Bread With Sprouts
Sprouts in a bread?
The whole concept of sprouts in bread is new to me. So I looked up some links Zorra had given us and did some research into the subject. Without going into too many details, what I figured out was that there were two main types of sprouts bread.
The other type of bread is made with different types of flours to which sprouts have been added. The choice of flours and sprouts seems to be with the baker.
I was a bit confused and Zorra further clarified matters by saying that the bread was to be made with sprouts made at home. The Essene bread didn’t sound too appetizing (though many people think it is quite good) so I decided to try the other type.
The two “easily sprouting” beans I had with me were moong beans and black eyed beans. I took a handful of a mixture of both beans and soaked them in water overnight. Next morning, I drained the beans, put them in a flat plastic container and sprayed them with a little water. I turned them around in the container every few hours and by night they had sprouted. I refrigerated them and used them the next morning to make bread.

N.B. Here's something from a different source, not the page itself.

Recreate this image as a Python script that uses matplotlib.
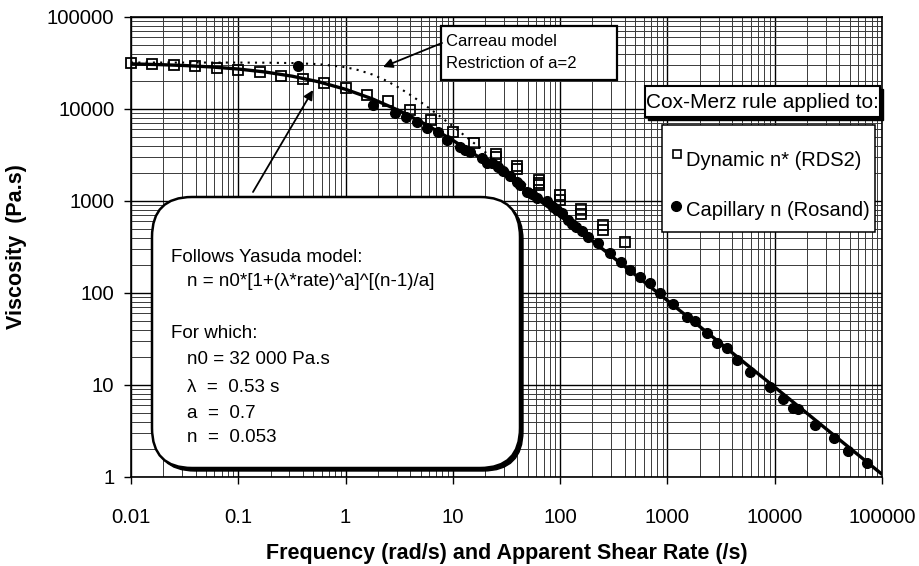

The sprouts should have "tails" about the length of the bean for an optimal result when used in this bread. If the sprouts are too short then the full nutritional benefit is not obtained and if they are too long they also spoil the texture of the bread!

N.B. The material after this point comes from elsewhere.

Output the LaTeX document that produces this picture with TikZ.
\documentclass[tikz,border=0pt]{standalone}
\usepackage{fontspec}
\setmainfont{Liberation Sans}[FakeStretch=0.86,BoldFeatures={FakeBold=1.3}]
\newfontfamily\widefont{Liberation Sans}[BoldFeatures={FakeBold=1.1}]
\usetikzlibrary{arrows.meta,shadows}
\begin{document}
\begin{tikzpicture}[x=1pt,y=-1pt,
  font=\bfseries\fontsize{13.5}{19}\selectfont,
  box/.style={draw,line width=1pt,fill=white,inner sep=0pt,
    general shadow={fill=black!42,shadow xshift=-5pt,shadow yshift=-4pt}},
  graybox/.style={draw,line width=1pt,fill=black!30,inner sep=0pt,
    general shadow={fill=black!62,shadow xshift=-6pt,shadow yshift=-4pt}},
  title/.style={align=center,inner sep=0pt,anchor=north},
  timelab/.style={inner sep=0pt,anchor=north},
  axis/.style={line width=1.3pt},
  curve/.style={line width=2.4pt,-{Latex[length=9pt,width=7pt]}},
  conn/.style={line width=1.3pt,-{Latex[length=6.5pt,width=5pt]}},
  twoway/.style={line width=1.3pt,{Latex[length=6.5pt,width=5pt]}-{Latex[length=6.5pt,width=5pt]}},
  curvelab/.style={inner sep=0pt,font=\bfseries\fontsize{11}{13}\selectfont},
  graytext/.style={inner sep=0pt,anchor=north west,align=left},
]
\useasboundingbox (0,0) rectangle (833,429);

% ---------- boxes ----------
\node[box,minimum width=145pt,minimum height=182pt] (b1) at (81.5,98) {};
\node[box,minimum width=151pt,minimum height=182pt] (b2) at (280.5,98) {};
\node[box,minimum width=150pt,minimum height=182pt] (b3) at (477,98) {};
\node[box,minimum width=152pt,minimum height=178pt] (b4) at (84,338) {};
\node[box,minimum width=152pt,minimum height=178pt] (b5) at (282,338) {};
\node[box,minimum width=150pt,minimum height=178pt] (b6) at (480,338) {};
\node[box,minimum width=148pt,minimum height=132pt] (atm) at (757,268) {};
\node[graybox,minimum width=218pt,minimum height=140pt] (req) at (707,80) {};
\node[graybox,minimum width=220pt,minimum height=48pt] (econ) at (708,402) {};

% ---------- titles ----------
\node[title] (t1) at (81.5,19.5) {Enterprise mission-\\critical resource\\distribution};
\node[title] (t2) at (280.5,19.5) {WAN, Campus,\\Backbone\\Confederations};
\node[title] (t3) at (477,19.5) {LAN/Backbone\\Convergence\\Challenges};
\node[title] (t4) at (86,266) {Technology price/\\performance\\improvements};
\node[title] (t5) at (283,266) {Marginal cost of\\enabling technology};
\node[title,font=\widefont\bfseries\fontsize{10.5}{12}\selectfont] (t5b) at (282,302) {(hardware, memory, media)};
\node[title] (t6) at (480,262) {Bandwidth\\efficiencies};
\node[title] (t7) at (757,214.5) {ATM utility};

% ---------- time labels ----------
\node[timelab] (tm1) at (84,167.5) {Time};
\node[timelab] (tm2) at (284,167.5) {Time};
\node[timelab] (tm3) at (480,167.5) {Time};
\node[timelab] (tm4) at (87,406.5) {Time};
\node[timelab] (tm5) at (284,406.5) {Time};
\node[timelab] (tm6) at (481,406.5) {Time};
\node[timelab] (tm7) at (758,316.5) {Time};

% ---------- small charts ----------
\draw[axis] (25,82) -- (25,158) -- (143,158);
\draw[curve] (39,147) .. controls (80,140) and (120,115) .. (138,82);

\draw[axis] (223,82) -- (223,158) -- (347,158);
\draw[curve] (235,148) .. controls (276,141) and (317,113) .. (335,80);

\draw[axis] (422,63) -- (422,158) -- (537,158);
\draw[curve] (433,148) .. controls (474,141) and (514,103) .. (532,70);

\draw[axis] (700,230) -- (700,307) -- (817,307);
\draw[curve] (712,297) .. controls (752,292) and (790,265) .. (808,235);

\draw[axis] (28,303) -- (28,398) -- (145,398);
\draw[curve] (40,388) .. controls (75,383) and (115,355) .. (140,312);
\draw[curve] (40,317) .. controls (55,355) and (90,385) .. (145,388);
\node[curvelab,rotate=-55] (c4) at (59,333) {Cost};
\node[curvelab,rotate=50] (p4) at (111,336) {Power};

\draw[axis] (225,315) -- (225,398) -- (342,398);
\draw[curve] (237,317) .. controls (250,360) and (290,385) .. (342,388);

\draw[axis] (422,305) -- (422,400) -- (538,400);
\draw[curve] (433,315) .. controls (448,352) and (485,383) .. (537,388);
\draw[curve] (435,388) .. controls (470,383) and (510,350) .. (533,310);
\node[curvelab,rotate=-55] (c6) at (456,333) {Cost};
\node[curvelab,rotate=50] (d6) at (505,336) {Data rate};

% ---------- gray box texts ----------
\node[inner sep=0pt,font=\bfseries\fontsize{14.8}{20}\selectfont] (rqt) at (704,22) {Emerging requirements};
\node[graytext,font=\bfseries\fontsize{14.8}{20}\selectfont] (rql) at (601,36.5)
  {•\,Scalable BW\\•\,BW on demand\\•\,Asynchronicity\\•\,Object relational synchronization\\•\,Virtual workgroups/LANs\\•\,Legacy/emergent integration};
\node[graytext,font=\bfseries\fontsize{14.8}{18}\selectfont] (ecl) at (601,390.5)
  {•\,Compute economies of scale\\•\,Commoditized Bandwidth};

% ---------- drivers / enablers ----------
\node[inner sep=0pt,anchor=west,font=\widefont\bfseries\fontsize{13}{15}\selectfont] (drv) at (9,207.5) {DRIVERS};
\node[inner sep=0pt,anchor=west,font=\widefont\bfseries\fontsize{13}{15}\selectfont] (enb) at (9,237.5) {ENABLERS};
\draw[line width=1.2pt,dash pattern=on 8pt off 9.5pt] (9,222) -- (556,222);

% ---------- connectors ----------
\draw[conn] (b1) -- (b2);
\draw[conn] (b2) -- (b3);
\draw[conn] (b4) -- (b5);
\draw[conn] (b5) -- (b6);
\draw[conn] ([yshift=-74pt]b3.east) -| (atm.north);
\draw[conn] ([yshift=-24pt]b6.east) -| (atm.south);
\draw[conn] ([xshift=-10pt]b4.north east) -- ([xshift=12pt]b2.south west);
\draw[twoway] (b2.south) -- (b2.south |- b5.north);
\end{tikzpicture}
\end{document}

I couldn’t find too many recipes for this type of bread and most of them used ingredients I didn’t have or could get easily. So I came up with my own recipe, which is below.
- Run the sprouts in the mixer-grinder/ processor to just break them up. Do not grind into a paste.

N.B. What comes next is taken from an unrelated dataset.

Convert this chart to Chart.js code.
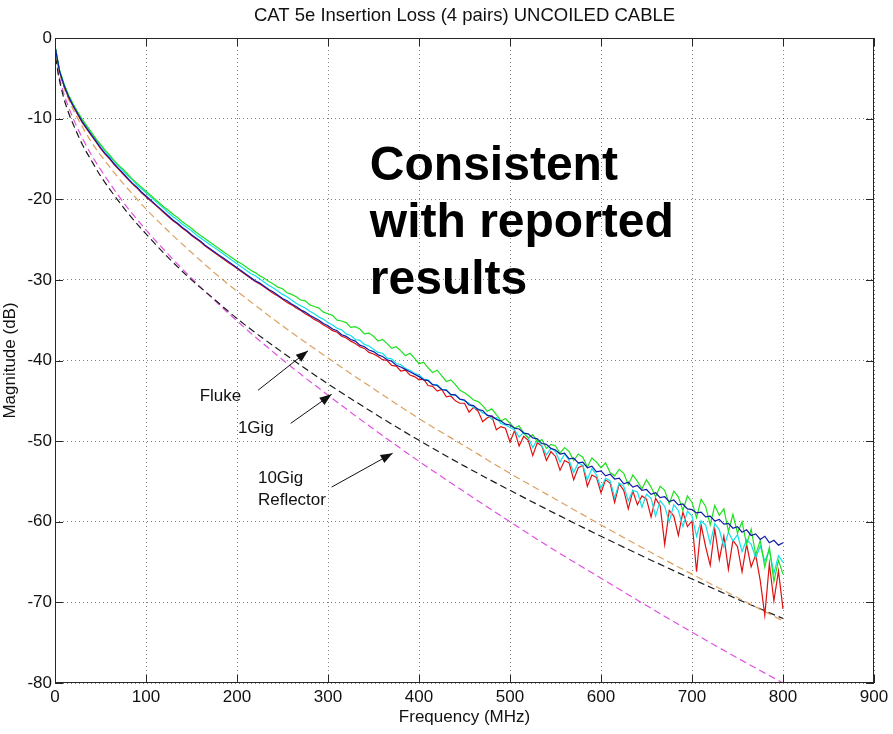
<!DOCTYPE html>
<html>
<head>
<meta charset="utf-8">
<script src="https://cdn.jsdelivr.net/npm/chart.js@4.4.1/dist/chart.umd.min.js"></script>
<style>
html,body{margin:0;padding:0;background:#fff}
</style>
</head>
<body>
<canvas id="lossChart" width="893" height="734"></canvas>
<script>
// measured frequency points (MHz)
const freqMHz=[
0,5,10,15,20,25,30,35,40,45,
50,55,60,65,70,75,80,85,90,95,
100,105,110,115,120,125,130,135,140,145,
150,155,160,165,170,175,180,185,190,195,
200,205,210,215,220,225,230,235,240,245,
250,255,260,265,270,275,280,285,290,295,
300,305,310,315,320,325,330,335,340,345,
350,355,360,365,370,375,380,385,390,395,
400,405,410,415,420,425,430,435,440,445,
450,455,460,465,470,475,480,485,490,495,
500,505,510,515,520,525,530,535,540,545,
550,555,560,565,570,575,580,585,590,595,
600,605,610,615,620,625,630,635,640,645,
650,655,660,665,670,675,680,685,690,695,
700,705,710,715,720,725,730,735,740,745,
750,755,760,765,770,775,780,785,790,795,
800]

const pairBlue=[
-1.0,-4.1,-5.9,-7.3,-8.4,-9.4,-10.4,-11.2,-12.0,-12.8,
-13.6,-14.3,-14.9,-15.6,-16.2,-16.8,-17.4,-18.0,-18.5,-19.1,
-19.6,-20.1,-20.6,-21.1,-21.6,-22.1,-22.6,-23.0,-23.5,-23.9,
-24.4,-24.8,-25.2,-25.7,-26.1,-26.5,-26.9,-27.3,-27.7,-28.1,
-28.5,-28.9,-29.3,-29.7,-30.1,-30.4,-30.8,-31.2,-31.5,-31.9,
-32.3,-32.6,-33.0,-33.3,-33.7,-34.0,-34.4,-34.7,-35.0,-35.4,
-35.7,-36.1,-36.3,-36.8,-37.0,-37.4,-37.6,-38.1,-38.3,-38.7,
-38.9,-39.3,-39.5,-39.9,-40.1,-40.6,-40.8,-41.1,-41.4,-41.7,
-42.0,-42.4,-42.5,-43.0,-43.1,-43.6,-43.7,-44.2,-44.3,-44.8,
-44.9,-45.5,-45.6,-46.1,-46.2,-46.8,-46.9,-47.3,-47.5,-47.9,
-48.0,-48.4,-48.5,-49.0,-49.1,-49.6,-49.7,-50.3,-50.4,-50.9,
-51.1,-51.6,-51.5,-52.2,-52.1,-52.7,-52.6,-53.3,-53.1,-53.8,
-53.7,-54.3,-54.1,-54.7,-54.6,-55.3,-55.1,-55.7,-55.5,-56.1,
-56.0,-56.6,-56.4,-57.0,-56.9,-57.5,-57.3,-57.9,-57.8,-58.4,
-58.5,-58.9,-58.8,-59.4,-59.3,-59.9,-59.7,-60.3,-60.2,-60.8,
-60.6,-61.3,-61.0,-61.7,-61.5,-62.2,-61.8,-62.6,-62.3,-62.9,
-62.6]

const pairGreen=[
-1.0,-4.0,-5.7,-7.1,-8.2,-9.2,-10.1,-10.9,-11.7,-12.5,
-13.2,-13.9,-14.5,-15.2,-15.8,-16.3,-16.9,-17.5,-18.0,-18.5,
-19.0,-19.5,-20.0,-20.5,-21.0,-21.4,-21.9,-22.3,-22.8,-23.2,
-23.6,-24.1,-24.5,-24.9,-25.3,-25.7,-26.1,-26.5,-26.9,-27.3,
-27.7,-28.0,-28.4,-28.8,-29.1,-29.5,-29.8,-30.2,-30.5,-30.9,
-31.1,-31.6,-31.8,-32.1,-32.5,-32.6,-33.1,-33.3,-33.5,-34.0,
-34.2,-34.4,-35.0,-35.1,-35.3,-35.9,-35.8,-36.1,-36.7,-36.6,
-37.0,-37.6,-37.4,-37.9,-38.5,-38.3,-38.8,-39.4,-39.1,-39.7,
-40.4,-40.2,-40.9,-41.5,-41.2,-41.9,-42.6,-42.4,-43.0,-43.7,
-44.0,-44.4,-44.9,-45.1,-45.6,-46.3,-46.0,-46.7,-47.5,-47.2,
-47.8,-48.4,-48.1,-49.0,-49.6,-49.2,-50.1,-49.8,-50.9,-50.4,
-50.6,-51.5,-50.8,-51.3,-52.4,-51.6,-52.0,-53.2,-52.1,-52.6,
-53.3,-52.7,-53.9,-54.3,-53.5,-54.0,-55.4,-54.2,-55.0,-55.9,
-54.8,-55.7,-56.9,-55.6,-56.1,-57.8,-56.2,-56.9,-58.6,-56.8,
-57.6,-59.5,-57.2,-58.1,-60.4,-58.0,-59.2,-58.4,-61.2,-59.1,
-61.4,-60.0,-62.8,-60.9,-64.1,-62.3,-65.6,-63.2,-67.4,-64.8,
-66.5]

const pairCyan=[
-1.0,-4.0,-5.8,-7.2,-8.3,-9.3,-10.2,-11.0,-11.8,-12.6,
-13.3,-14.0,-14.7,-15.3,-15.9,-16.5,-17.1,-17.6,-18.2,-18.7,
-19.2,-19.7,-20.2,-20.7,-21.2,-21.7,-22.2,-22.6,-23.1,-23.5,
-23.9,-24.4,-24.8,-25.2,-25.6,-26.0,-26.4,-26.8,-27.2,-27.6,
-28.0,-28.4,-28.8,-29.2,-29.5,-29.9,-30.3,-30.7,-31.0,-31.4,
-31.8,-32.1,-32.5,-32.9,-33.2,-33.5,-33.9,-34.2,-34.6,-34.9,
-35.3,-35.6,-36.0,-36.2,-36.7,-36.9,-37.4,-37.5,-38.0,-38.2,
-38.6,-39.0,-39.1,-39.7,-39.8,-40.4,-40.5,-41.0,-41.2,-41.6,
-41.8,-42.3,-42.4,-43.0,-43.0,-43.6,-43.6,-44.3,-44.2,-44.8,
-45.0,-45.3,-45.9,-46.0,-46.5,-46.7,-47.3,-47.1,-47.8,-48.0,
-48.3,-48.6,-49.5,-48.9,-49.6,-50.8,-49.8,-50.6,-51.7,-50.9,
-51.3,-52.6,-51.6,-52.4,-53.9,-52.7,-53.0,-54.8,-53.4,-54.2,
-55.8,-54.6,-54.9,-57.0,-55.2,-55.6,-57.4,-56.1,-56.3,-58.2,
-56.6,-57.1,-59.3,-57.4,-58.1,-60.0,-57.9,-58.6,-60.6,-58.7,
-59.3,-61.8,-59.9,-60.4,-62.7,-60.2,-61.0,-63.1,-61.3,-62.4,
-61.6,-63.7,-62.2,-62.8,-64.5,-63.0,-64.9,-63.5,-66.4,-64.2,
-65.0]

const pairRed=[
-1.0,-4.2,-6.0,-7.4,-8.5,-9.5,-10.5,-11.3,-12.1,-12.9,
-13.7,-14.4,-15.0,-15.7,-16.3,-16.9,-17.5,-18.1,-18.6,-19.2,
-19.7,-20.2,-20.7,-21.2,-21.7,-22.2,-22.7,-23.1,-23.6,-24.0,
-24.5,-24.9,-25.3,-25.8,-26.2,-26.6,-27.0,-27.4,-27.8,-28.2,
-28.6,-29.0,-29.4,-29.8,-30.2,-30.5,-30.9,-31.3,-31.7,-32.0,
-32.4,-32.8,-33.1,-33.5,-33.8,-34.2,-34.5,-34.9,-35.2,-35.6,
-35.9,-36.3,-36.5,-37.0,-37.2,-37.6,-37.9,-38.3,-38.5,-39.0,
-39.2,-39.5,-39.9,-40.0,-40.6,-40.7,-41.3,-41.2,-41.8,-42.0,
-42.4,-42.3,-43.1,-43.2,-43.8,-43.6,-44.5,-44.4,-45.0,-45.3,
-45.3,-46.4,-45.8,-46.3,-47.6,-47.1,-46.9,-48.6,-48.2,-48.4,
-50.1,-48.7,-50.6,-49.4,-49.9,-51.8,-50.2,-50.6,-52.4,-51.3,
-51.9,-53.6,-52.4,-52.7,-54.8,-53.3,-53.0,-55.6,-54.2,-54.5,
-56.4,-54.8,-55.2,-57.6,-55.3,-56.1,-58.4,-56.2,-57.9,-56.8,
-57.2,-59.4,-57.1,-58.0,-62.8,-58.6,-59.3,-61.7,-58.8,-60.6,
-59.9,-66.2,-60.4,-63.1,-65.4,-60.9,-64.7,-61.8,-65.9,-62.3,
-63.1,-66.2,-62.8,-65.6,-64.1,-67.3,-71.6,-65.2,-69.8,-66.1,
-70.8]

// model / reference curves (dashed)
const refFreqMHz=[1,3,6,10,15,20,30,40,50,65,80,100,125,150,175,200,250,300,350,400,450,500,550,600,650,700,750,800]
const flukeCurve=[-1.9,-3.3,-4.7,-6.2,-7.6,-8.9,-11.0,-12.9,-14.5,-16.7,-18.7,-21.2,-24.0,-26.6,-29.1,-31.4,-35.7,-39.7,-43.5,-47.2,-50.6,-54.0,-57.2,-60.4,-63.5,-66.5,-69.4,-72.3]
const oneGigCurve=[-2.4,-4.1,-5.8,-7.6,-9.3,-10.7,-13.2,-15.2,-17.1,-19.5,-21.7,-24.3,-27.3,-30.0,-32.4,-34.8,-39.0,-42.9,-46.5,-49.9,-53.1,-56.1,-59.0,-61.8,-64.5,-67.1,-69.6,-72.0]
const tenGigCurve=[-2.2,-3.8,-5.4,-7.0,-8.6,-10.0,-12.4,-14.5,-16.3,-18.8,-21.1,-23.8,-26.9,-29.8,-32.5,-35.1,-39.9,-44.3,-48.5,-52.5,-56.3,-60.0,-63.6,-67.0,-70.4,-73.7,-76.9,-80.0]

const xTicks=[0,900,100]
const yTicks=[-80,0,10]

const titleText="CAT 5e Insertion Loss (4 pairs) UNCOILED CABLE"
const bigNote=["Consistent","with reported","results"]
const bigNoteAt=[346,-17.6]
const noteLabels=[["Fluke"],["1Gig"],["10Gig","Reflector"]]
const noteTextAt=[[159,-44.5],[201,-48.4],[223,-54.6]]
const noteArrowFrom=[[223,-43.7],[259,-47.8],[304,-55.7]]
const noteArrowTo=[[278,-38.8],[304,-44.2],[371,-51.5]]

const FONT='"Liberation Sans", Arial, Helvetica, sans-serif'

function pts(xs,ys){
return xs.map((f,i)=>({x:f,y:ys[i]}))
}

function drawArrow(ctx,x0,y0,x1,y1){
ctx.beginPath()
ctx.moveTo(x0,y0)
ctx.lineTo(x1,y1)
ctx.stroke()
const a=Math.atan2(y1-y0,x1-x0)
const L=12,W=4.5
ctx.beginPath()
ctx.moveTo(x1,y1)
ctx.lineTo(x1-L*Math.cos(a)+W*Math.sin(a),y1-L*Math.sin(a)-W*Math.cos(a))
ctx.lineTo(x1-L*Math.cos(a)-W*Math.sin(a),y1-L*Math.sin(a)+W*Math.cos(a))
ctx.closePath()
ctx.fill()
}

const matlabFrame={
id:"matlabFrame",
afterDatasetsDraw(chart){
const {ctx,chartArea:a,scales:{x,y}}=chart
ctx.save()

// box + inward ticks
ctx.strokeStyle="#262626"
ctx.lineWidth=1
ctx.strokeRect(a.left+0.5,a.top+0.5,a.right-a.left-1,a.bottom-a.top-1)
ctx.beginPath()
x.ticks.forEach(t=>{
const px=Math.round(x.getPixelForValue(t.value))+0.5
ctx.moveTo(px,a.bottom);ctx.lineTo(px,a.bottom-8)
ctx.moveTo(px,a.top);ctx.lineTo(px,a.top+8)
})
y.ticks.forEach(t=>{
const py=Math.round(y.getPixelForValue(t.value))+0.5
ctx.moveTo(a.left,py);ctx.lineTo(a.left+8,py)
ctx.moveTo(a.right,py);ctx.lineTo(a.right-8,py)
})
ctx.stroke()

// title
ctx.fillStyle="#111"
ctx.font="18.5px "+FONT
ctx.textAlign="center"
ctx.textBaseline="middle"
ctx.fillText(titleText,(a.left+a.right)/2,16)

// big note
ctx.fillStyle="#000"
ctx.font="bold 48px "+FONT
ctx.textAlign="left"
ctx.textBaseline="alphabetic"
const bx=x.getPixelForValue(bigNoteAt[0])
const by=y.getPixelForValue(bigNoteAt[1])
bigNote.forEach((s,i)=>ctx.fillText(s,bx,by+i*57))

// arrows + labels
ctx.font="17px "+FONT
ctx.textBaseline="middle"
ctx.fillStyle="#111"
ctx.strokeStyle="#111"
noteLabels.forEach((lines,i)=>{
const tx=x.getPixelForValue(noteTextAt[i][0])
const ty=y.getPixelForValue(noteTextAt[i][1])
lines.forEach((s,j)=>ctx.fillText(s,tx,ty+j*22))
drawArrow(ctx,
x.getPixelForValue(noteArrowFrom[i][0]),y.getPixelForValue(noteArrowFrom[i][1]),
x.getPixelForValue(noteArrowTo[i][0]),y.getPixelForValue(noteArrowTo[i][1]))
})
ctx.restore()
}
}

function measured(data,color){
return {data:pts(freqMHz,data),borderColor:color,borderWidth:1.2,pointRadius:0,tension:0,fill:false}
}
function model(data,color){
return {data:pts(refFreqMHz,data),borderColor:color,borderWidth:1.2,borderDash:[7,4],pointRadius:0,cubicInterpolationMode:"monotone",fill:false}
}

new Chart(document.getElementById("lossChart"),{
type:"line",
data:{
datasets:[
measured(pairBlue,"#101aa8"),
measured(pairGreen,"#1ee01e"),
measured(pairCyan,"#10e0e8"),
measured(pairRed,"#e01010"),
model(flukeCurve,"#dca060"),
model(oneGigCurve,"#1a1a1a"),
model(tenGigCurve,"#e050e0")
]
},
options:{
responsive:false,
animation:false,
layout:{padding:{top:38,right:19,left:0,bottom:0}},
plugins:{legend:{display:false},tooltip:{enabled:false},title:{display:false}},
scales:{
x:{
type:"linear",min:xTicks[0],max:xTicks[1],
ticks:{stepSize:xTicks[2],padding:4,color:"#111",font:{family:FONT,size:17},maxRotation:0},
grid:{color:"rgba(0,0,0,0.5)",drawTicks:false},
border:{display:false,dash:[1,3]},
title:{display:true,text:"Frequency (MHz)",color:"#111",font:{family:FONT,size:17},padding:{top:0,bottom:6}},
afterFit(s){s.height=51}
},
y:{
type:"linear",min:yTicks[0],max:yTicks[1],
ticks:{stepSize:yTicks[2],padding:3,color:"#111",font:{family:FONT,size:17}},
grid:{color:"rgba(0,0,0,0.5)",drawTicks:false},
border:{display:false,dash:[1,3]},
title:{display:true,text:"Magnitude (dB)",color:"#111",font:{family:FONT,size:17},padding:{top:0,bottom:0}},
afterFit(s){s.width=55}
}
}
},
plugins:[matlabFrame]
})
</script>
</body>
</html>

- Dissolve the honey in ½ cup of warm water. Add the yeast, mix well and allow to prove. Put the flours, salt, oil and crushed sprouts into the processor and run a couple of times to mix well. Now add the yeast mixture and enough water to form a soft dough. You may do this by hand, if preferred.
- Form the dough into a ball, put into a greased bowl and cover it. Keep aside till double in volume. Punch down the dough and shape into a loaf, using flour if the dough is sticky. Allow the dough to rise (for about ½ an hour) and bake at 190C for about 40 minutes. When done, the loaf will sound hollow when tapped. Cool on a rack.
I expected this loaf to be very dense, but it wasn’t. It was quite soft and slightly crusty. Taste-wise, it was slightly sweet with a nice crunch on the crust wherever there were sprout pieces. And this bread makes great toast. We really liked it.